If you want to learn to program your own shit, learn PHP. So much shit is done in PHP it's ridiculous.
 
Learn to read more carefully. I said "Ruby on Rails."

My mistake I assumed when you replied talking about ruby on rails right after my post you were replying to me and I was talking about ruby itself.

That said to develop with Ruby on rails you still have to learn to program unless your site is made of scaffolding.
 
My mistake I assumed when you replied talking about ruby on rails right after my post you were replying to me and I was talking about ruby itself.

That said to develop with Ruby on rails you still have to learn to program unless your site is made of scaffolding.
I've never developed with Ruby on Rails, although I have read some of the tutorials just to get a feel for it. It really distances you from the programming side, and I've read a lot of comments from people who started with RoR and then regretted it when their site grew too big and required a lot of customization down the road.

But really, it depends on your needs, like most things. For many people, RoR works great, and that's cool.

I personally liked the fact that there were so many free apps and tools that used PHP (look at all the forum software and portals and other free and commercial apps that use PHP) so that's why I chose to focus on it.
 
Ruby on Rails is excellent for most sites. Rails in a framework written with (or you can say "on" or "in") Ruby. Technically, you don't HAVE to know Ruby to code in Ruby on Rails, but that's like saying you don't have to know BASIC to code in Visual Basic..

It doesn't matter what you learn to code in. You just have to get the programming mentality into your head; The way programs work.

Almost all negative accounts of Ruby on Rails are from people who tried to port their legacy databases to Rails by hacking Rails' conventions to suit their old DB. For porting, I recommend just using PHP or anything else. Rails is great if you're starting from scratch and you don't break the Rails conventions (names of variables matter for instance).

The reason Rails has gotten such a good rep is, like stated above.. "It really distances you from the programming side." This is great because you don't have to re-invent the wheel. Everything you would need to build a Wiki, forum, social networking site, HotOrNot or what-have-you is already included. With PHP you'd have to develop all these things yourself from the ground up. This is due to architecture Rails uses, MVC.

This is the future. Ruby might not be everybody's language of choice (but it's so damn good), but you can still code using the MVC architecture in other languages. Django for Python, PHP-WAX, Grails (Groovy/Java), etc...

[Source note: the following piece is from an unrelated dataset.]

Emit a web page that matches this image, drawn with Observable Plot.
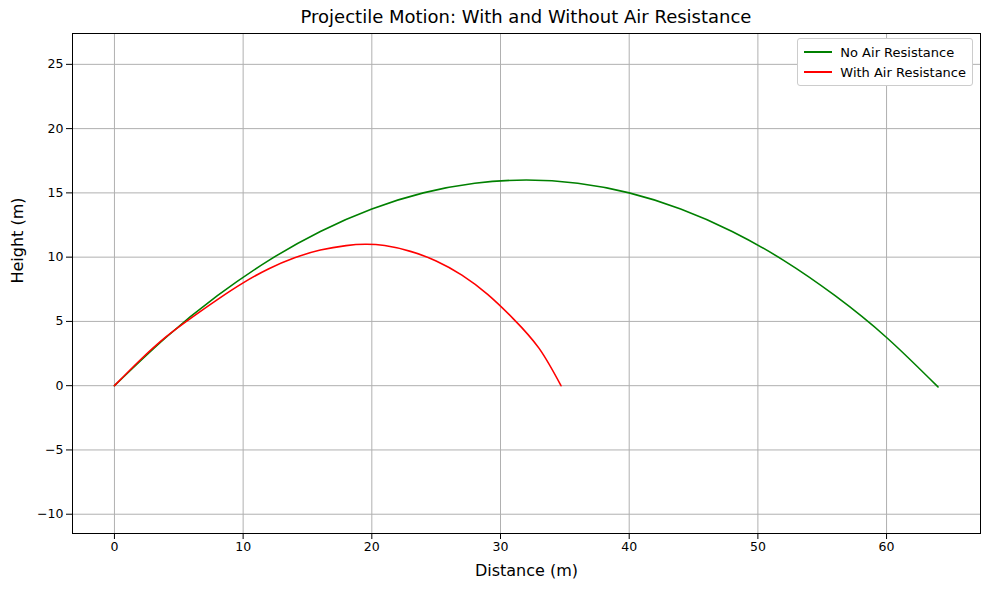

In practice, what MVC + all of Rails' functionality allow you to do is focus on designing the site, rather then coding stuff that get you up to the point where you can implement what you've designed. For example, I was writing a site like YouTube.. and I wanted to make a comments system, so I designed it on paper, took 15 mins to decide what fields go in the Comments database, and how it all relates to the logged in user and page being viewed.. and then after the design, I sat down to code it and I was literally done in 10 mins. Traditionally (say in PHP), I'd have to spend an hour coding functions to handle the database, I'd have to manually code in all the database relationships, (just an example, in practice you'd use 3rd party libs or your own old code) etc..

If you're coding websites from scratch, I suggest just picking up rails. I think every programmer should learn C or another low level programming language (even ASM) to really understand what goes on underneath all the layers of abstraction.